___ Records shown

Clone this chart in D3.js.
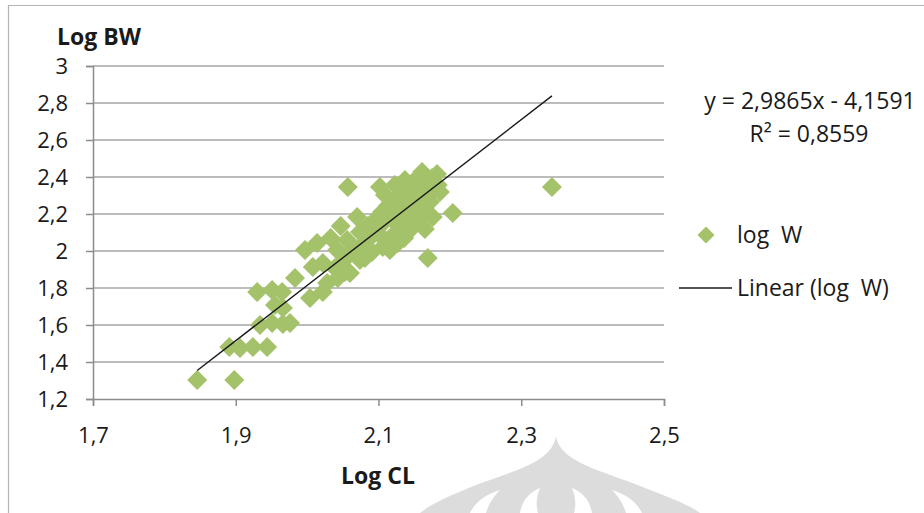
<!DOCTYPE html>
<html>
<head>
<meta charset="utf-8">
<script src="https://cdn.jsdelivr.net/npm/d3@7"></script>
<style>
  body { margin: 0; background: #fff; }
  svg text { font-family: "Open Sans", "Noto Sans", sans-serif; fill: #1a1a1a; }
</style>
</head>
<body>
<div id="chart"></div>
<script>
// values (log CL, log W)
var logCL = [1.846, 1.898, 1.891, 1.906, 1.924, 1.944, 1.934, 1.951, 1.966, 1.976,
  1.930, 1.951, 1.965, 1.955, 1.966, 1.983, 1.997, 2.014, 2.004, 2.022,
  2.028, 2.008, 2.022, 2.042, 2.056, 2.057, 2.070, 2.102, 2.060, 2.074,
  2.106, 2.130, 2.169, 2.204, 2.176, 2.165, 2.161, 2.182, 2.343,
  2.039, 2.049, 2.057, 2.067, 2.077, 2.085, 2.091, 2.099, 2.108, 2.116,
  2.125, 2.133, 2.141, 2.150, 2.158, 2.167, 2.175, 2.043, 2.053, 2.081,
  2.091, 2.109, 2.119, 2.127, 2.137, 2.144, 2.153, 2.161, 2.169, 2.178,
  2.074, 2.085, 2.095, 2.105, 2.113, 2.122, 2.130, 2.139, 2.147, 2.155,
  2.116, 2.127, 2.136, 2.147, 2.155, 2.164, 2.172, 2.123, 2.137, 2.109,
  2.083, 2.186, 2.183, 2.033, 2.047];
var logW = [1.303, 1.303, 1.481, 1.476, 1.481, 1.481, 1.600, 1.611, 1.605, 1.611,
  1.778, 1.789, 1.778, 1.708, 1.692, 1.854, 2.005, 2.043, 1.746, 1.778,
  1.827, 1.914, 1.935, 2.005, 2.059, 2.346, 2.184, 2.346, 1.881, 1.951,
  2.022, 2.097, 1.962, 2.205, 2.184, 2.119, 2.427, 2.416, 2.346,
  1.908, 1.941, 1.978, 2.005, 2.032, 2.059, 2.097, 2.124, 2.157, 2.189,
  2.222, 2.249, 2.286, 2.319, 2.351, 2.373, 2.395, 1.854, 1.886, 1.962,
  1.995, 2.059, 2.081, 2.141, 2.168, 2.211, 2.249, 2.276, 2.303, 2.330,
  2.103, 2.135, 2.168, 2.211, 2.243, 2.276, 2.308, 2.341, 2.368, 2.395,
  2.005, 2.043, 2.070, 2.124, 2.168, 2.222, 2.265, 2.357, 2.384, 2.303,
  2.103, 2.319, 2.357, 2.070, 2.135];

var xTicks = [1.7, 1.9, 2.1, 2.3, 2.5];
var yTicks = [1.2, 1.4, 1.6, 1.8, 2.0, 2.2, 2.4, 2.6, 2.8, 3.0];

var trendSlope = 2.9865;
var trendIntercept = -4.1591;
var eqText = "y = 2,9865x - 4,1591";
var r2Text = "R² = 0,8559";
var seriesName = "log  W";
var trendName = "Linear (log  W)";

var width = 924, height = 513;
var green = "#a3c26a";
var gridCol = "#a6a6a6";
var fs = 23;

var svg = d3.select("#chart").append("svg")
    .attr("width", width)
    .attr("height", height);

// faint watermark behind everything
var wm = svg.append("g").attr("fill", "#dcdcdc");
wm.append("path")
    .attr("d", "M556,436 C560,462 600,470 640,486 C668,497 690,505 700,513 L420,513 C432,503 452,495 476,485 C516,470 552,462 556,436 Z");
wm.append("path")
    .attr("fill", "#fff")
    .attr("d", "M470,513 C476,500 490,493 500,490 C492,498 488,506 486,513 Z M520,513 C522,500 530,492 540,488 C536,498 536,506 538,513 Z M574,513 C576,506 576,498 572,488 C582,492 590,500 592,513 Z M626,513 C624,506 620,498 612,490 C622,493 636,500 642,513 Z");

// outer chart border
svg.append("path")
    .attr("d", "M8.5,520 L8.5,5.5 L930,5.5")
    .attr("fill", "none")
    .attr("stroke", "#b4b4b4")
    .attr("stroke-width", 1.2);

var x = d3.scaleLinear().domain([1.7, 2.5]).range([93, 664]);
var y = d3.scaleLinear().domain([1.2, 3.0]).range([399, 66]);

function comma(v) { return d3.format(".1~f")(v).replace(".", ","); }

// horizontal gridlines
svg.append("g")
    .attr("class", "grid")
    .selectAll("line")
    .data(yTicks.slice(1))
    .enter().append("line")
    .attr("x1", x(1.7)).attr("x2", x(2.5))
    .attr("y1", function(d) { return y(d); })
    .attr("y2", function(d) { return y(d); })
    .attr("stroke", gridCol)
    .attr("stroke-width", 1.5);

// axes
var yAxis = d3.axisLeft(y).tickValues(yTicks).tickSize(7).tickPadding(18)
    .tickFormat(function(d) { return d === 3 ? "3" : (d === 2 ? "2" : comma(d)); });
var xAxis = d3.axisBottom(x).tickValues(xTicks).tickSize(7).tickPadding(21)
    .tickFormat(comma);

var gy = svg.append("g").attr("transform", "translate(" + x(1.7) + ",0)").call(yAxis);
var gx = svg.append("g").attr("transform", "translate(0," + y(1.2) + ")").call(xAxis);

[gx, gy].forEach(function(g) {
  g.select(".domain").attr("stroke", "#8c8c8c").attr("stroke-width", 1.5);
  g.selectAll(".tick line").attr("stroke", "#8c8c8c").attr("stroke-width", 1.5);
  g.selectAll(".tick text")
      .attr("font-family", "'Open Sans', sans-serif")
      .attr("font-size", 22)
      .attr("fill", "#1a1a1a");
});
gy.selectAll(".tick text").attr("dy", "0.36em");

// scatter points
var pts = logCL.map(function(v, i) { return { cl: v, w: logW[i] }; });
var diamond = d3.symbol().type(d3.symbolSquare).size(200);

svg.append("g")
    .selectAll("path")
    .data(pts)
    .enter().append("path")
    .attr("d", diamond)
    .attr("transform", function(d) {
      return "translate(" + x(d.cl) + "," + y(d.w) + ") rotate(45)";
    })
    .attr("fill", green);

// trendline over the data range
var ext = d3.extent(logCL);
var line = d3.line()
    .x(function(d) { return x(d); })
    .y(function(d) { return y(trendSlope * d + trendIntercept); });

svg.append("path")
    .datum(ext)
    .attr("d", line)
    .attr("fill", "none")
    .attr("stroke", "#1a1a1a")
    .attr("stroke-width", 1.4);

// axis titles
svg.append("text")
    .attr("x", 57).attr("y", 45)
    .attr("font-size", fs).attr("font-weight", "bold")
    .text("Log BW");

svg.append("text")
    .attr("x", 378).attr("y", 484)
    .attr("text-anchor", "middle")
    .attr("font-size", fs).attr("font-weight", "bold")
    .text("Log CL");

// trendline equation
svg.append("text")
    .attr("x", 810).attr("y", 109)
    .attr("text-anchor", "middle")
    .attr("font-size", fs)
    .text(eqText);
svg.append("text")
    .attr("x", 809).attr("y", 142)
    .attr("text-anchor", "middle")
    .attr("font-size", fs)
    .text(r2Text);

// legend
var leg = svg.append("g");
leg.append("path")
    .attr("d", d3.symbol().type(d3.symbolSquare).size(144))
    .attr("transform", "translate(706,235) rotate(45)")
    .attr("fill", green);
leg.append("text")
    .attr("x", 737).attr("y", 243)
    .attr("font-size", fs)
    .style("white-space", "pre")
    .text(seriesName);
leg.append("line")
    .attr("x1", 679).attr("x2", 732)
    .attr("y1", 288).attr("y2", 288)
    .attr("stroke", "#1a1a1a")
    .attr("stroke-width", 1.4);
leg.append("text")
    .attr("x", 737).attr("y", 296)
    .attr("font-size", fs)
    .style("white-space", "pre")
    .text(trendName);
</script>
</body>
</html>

______
___ Records shown

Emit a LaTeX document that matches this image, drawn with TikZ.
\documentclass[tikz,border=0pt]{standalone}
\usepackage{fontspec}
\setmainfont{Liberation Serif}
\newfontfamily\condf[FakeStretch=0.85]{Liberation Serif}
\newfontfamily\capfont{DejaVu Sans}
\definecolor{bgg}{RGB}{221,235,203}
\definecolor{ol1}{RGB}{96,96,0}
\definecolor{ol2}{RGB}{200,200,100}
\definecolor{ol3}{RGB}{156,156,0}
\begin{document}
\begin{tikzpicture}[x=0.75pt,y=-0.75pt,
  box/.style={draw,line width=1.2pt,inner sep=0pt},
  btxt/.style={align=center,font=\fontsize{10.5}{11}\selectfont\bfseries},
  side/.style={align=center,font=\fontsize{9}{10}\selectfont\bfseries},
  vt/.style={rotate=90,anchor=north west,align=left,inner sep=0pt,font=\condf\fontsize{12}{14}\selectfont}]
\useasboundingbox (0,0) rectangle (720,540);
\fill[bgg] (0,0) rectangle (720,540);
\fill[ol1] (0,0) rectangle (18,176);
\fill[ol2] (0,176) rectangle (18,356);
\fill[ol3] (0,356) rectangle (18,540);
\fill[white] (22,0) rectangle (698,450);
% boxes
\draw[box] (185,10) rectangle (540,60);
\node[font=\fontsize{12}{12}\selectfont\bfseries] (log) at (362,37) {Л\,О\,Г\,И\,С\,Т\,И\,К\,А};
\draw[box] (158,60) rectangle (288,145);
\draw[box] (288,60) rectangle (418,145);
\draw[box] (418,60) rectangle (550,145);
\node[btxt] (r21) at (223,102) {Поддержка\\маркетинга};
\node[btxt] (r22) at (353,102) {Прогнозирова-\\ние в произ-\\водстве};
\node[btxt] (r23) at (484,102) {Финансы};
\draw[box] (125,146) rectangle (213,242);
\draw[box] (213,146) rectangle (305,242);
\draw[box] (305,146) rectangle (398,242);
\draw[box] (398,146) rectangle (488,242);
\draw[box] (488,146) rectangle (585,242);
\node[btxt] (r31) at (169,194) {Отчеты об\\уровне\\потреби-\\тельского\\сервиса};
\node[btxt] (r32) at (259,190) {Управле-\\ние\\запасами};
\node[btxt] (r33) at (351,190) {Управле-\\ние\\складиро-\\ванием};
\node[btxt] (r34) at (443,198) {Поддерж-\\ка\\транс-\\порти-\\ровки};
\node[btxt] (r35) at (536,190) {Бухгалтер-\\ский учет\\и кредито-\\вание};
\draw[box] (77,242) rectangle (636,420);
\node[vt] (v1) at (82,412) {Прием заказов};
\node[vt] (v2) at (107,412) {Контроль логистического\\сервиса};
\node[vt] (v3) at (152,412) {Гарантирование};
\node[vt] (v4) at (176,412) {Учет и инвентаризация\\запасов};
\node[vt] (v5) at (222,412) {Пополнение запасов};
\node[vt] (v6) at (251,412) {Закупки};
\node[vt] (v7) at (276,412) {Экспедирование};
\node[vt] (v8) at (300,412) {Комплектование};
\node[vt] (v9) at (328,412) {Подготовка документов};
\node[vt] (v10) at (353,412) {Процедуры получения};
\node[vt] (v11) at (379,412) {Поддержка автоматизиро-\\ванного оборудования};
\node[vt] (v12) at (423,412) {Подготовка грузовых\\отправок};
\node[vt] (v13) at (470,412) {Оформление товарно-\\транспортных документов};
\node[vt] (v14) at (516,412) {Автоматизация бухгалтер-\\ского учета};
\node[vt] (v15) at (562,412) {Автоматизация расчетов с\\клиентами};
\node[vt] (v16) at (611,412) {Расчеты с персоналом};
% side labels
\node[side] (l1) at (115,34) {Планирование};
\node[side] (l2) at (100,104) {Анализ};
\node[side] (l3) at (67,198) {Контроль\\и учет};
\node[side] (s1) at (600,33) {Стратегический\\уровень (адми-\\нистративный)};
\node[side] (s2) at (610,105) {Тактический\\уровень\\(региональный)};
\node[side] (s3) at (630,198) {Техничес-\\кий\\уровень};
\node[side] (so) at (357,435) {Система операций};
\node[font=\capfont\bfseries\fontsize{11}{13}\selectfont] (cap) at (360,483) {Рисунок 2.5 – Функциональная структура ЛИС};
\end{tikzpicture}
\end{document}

______
___ Records shown

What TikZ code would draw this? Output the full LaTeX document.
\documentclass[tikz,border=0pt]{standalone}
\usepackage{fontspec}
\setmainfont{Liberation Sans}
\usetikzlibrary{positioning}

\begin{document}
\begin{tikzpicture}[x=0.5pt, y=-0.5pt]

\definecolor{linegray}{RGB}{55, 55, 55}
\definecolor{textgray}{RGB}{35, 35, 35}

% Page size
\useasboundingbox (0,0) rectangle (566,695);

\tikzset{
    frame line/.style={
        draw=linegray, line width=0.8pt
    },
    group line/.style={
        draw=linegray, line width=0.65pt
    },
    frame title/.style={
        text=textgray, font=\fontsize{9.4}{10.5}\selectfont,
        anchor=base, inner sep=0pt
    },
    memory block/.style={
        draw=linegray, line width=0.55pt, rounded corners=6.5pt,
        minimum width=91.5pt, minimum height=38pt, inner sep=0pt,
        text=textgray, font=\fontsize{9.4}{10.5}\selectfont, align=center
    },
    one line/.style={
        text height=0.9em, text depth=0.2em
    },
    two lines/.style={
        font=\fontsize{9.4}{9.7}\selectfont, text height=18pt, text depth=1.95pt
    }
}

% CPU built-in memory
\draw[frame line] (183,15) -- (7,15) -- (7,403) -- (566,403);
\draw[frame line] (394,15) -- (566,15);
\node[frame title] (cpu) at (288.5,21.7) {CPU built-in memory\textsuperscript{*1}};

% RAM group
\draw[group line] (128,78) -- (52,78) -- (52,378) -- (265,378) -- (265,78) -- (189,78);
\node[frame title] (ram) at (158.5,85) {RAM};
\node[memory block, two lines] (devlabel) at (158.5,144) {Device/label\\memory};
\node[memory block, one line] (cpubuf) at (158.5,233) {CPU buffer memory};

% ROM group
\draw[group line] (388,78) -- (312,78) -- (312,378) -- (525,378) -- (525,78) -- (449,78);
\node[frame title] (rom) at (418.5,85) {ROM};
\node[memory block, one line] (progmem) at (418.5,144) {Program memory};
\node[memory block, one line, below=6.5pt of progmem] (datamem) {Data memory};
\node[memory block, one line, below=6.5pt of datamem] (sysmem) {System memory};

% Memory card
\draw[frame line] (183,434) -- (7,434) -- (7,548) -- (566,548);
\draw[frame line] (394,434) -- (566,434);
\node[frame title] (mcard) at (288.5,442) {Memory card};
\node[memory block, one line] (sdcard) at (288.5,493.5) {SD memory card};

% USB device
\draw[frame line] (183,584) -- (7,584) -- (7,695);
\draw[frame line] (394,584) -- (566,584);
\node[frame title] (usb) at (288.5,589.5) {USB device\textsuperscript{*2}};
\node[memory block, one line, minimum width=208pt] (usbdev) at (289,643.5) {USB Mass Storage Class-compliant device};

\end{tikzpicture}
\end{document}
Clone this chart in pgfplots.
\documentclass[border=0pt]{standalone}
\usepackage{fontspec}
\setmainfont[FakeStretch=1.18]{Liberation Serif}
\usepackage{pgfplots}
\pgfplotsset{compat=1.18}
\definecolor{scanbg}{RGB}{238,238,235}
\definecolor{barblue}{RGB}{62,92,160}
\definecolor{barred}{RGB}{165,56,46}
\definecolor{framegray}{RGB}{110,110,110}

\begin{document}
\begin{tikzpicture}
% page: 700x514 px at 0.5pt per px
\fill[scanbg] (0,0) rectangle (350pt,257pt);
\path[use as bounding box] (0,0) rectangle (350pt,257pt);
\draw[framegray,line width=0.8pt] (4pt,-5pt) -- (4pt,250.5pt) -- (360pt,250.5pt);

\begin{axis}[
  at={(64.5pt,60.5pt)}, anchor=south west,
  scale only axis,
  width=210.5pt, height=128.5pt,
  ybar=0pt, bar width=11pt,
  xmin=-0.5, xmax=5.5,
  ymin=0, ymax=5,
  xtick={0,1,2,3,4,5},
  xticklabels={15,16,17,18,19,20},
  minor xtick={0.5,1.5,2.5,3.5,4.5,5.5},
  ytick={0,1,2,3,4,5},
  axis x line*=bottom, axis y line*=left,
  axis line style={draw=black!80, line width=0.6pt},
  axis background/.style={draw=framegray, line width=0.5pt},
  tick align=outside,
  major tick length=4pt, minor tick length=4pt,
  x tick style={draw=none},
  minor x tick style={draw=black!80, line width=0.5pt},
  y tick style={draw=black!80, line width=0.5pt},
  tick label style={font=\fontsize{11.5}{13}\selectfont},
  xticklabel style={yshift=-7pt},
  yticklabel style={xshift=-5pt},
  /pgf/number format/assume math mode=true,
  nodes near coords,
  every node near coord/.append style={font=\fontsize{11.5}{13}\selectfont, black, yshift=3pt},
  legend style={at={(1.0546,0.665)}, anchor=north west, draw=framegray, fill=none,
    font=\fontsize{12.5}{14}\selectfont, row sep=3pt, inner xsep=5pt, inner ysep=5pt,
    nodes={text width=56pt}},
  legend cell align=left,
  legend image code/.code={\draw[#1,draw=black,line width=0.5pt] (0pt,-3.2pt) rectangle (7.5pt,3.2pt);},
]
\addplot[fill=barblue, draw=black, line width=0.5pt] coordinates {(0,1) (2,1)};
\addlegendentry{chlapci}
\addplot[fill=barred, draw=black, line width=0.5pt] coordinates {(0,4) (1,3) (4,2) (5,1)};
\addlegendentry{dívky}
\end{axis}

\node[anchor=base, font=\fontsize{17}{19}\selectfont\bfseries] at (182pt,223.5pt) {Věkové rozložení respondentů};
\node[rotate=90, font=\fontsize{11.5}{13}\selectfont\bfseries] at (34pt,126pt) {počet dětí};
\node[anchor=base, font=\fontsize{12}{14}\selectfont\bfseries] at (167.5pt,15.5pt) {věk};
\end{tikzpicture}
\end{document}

______

**Set exercise**
Search the records for the string "image" and return every line in which it occurs.

**Output below**
Emit a LaTeX document that matches this image, drawn with TikZ.
  legend image code/.code={\draw[#1,draw=black,line width=0.5pt] (0pt,-3.2pt) rectangle (7.5pt,3.2pt);},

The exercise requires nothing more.